Monday, April 07, 2008

"GARIN ON NAFTA: FOES EMOTIONAL, BACKERS "INTELLECTUAL""

John Nichols (The Nation):
Democratic pollster Geoff Garin has been called upon to clean up the mess created in and around Hillary Clinton's presidential campaign by the "revelation" that her former chief strategist, Mark Penn, was more interested in making money from foreign clients than doing right by American workers.

The news that Penn was promoting free-trade deals on the one hand while running Clinton's increasingly populist campaign on the other proved to be the last straw. Penn was finally moved out of the chief strategist position -- even if he is still going to have the ear of some in the Clinton camp.

Garin, who began doing some work for the Clinton campaign last month, has now been given the job of restoring Clinton tattered credibility when it comes to talking about trade policy in particular and economics in general.

With his record of closer ties to labor unions and honorable Democrats -- Garin has worked with the AFL-CIO, the American Federation of Teachers, and the Service Employees International Union, as well as progressive Democrats such as Russ Feingold, Dick Durbin and Byron Dorgan (although he's also done work for the likes of Dianne Feinstein and Max Baucus), as well as General Wesley Clark's 2004 presidential campaign -- the new Clinton strategist is indeed more credible than the consistently compromising and compromised Penn.

But Garin does not arrive in the Clinton camp with a history of getting everything right when it comes to trade deals.

Consider his commentary with regard to the North American Free Trade Agreement, a hot-button issue on the 2008 campaign trail.

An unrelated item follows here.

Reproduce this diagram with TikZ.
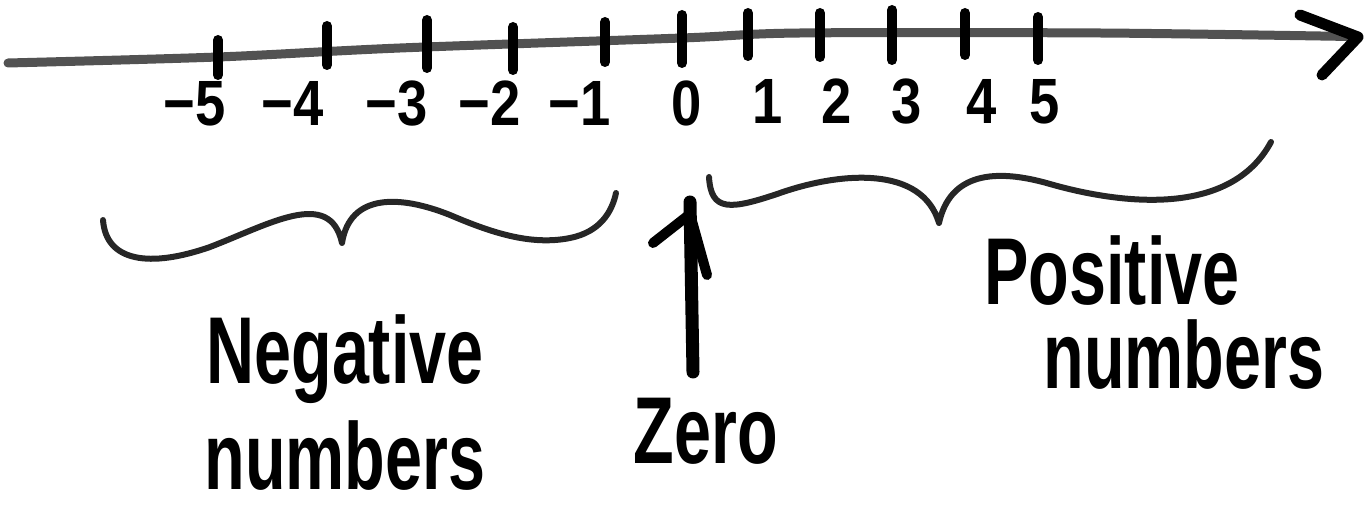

Back in 1993, when the Clinton administration was gearing up to promote the pact, Garin told The New York Times that Bill Clinton could close the deal by playing on the ignorance of Americans regarding trade policy in general and NAFTA in particular.

Citing polling data that said most Americans knew very little about the pact, Garin explained to the Times that the lack of understanding "is definitely to Clinton's advantage, because he still has an opportunity to frame the issue for people. The danger is that this ultimately gets framed as a treaty that ships jobs to Mexico."

As the congressional votes on NAFTA drew closer, Garin shifted to a new argument.

Opponents of the deal driven by fear and emotion, he told the Times. "They feel their livelihoods are at stake."

Backers of the agreement were more thoughtful. "The supporters tend to deal with NAFTA on a more intellectual level," the pollster explained.

As it turned out, Garin was onto something -- as least as far as the Clintons were concerned -- when he talked about playing on ignorance as the best strategy for promoting NAFTA. Bill and Hillary Clinton certainly did that back in 1993, when they aggressively lobbied for NAFTA by peddling a package of lies that seemed absurd at the time and only seem more absurd today.

But Garin was wrong about who was dealing with trade policy on an intellectual level.

It turns out that the critics of NAFTA in the labor, farm, environmental and human rights movements -- who said the deal would harm U.S. industries, depress wages in the U.S. and Mexico, undermine Mexico's farm economy thus spurring immigration and encourage an economic race to the bottom that would eventually see both the U.S. and Mexico losing jobs to China and other Asian countries – were the ones dealing with the issue on an intellectual level.

They were so intellectual, in fact, that they got just about everything right.

It was the supporters, including the Clintons, who relied on emotional messages – with silly suggestions that it was reactionary, protectionist and unduly nationalistic to oppose bad economic policies – and ended up getting everything wrong.

Now that Garin is going to be plotting Hillary Clinton's approach when it comes to trade and other economic issues, let's hope he offers the candidate a sounder perspective than what he was peddling back in 1993.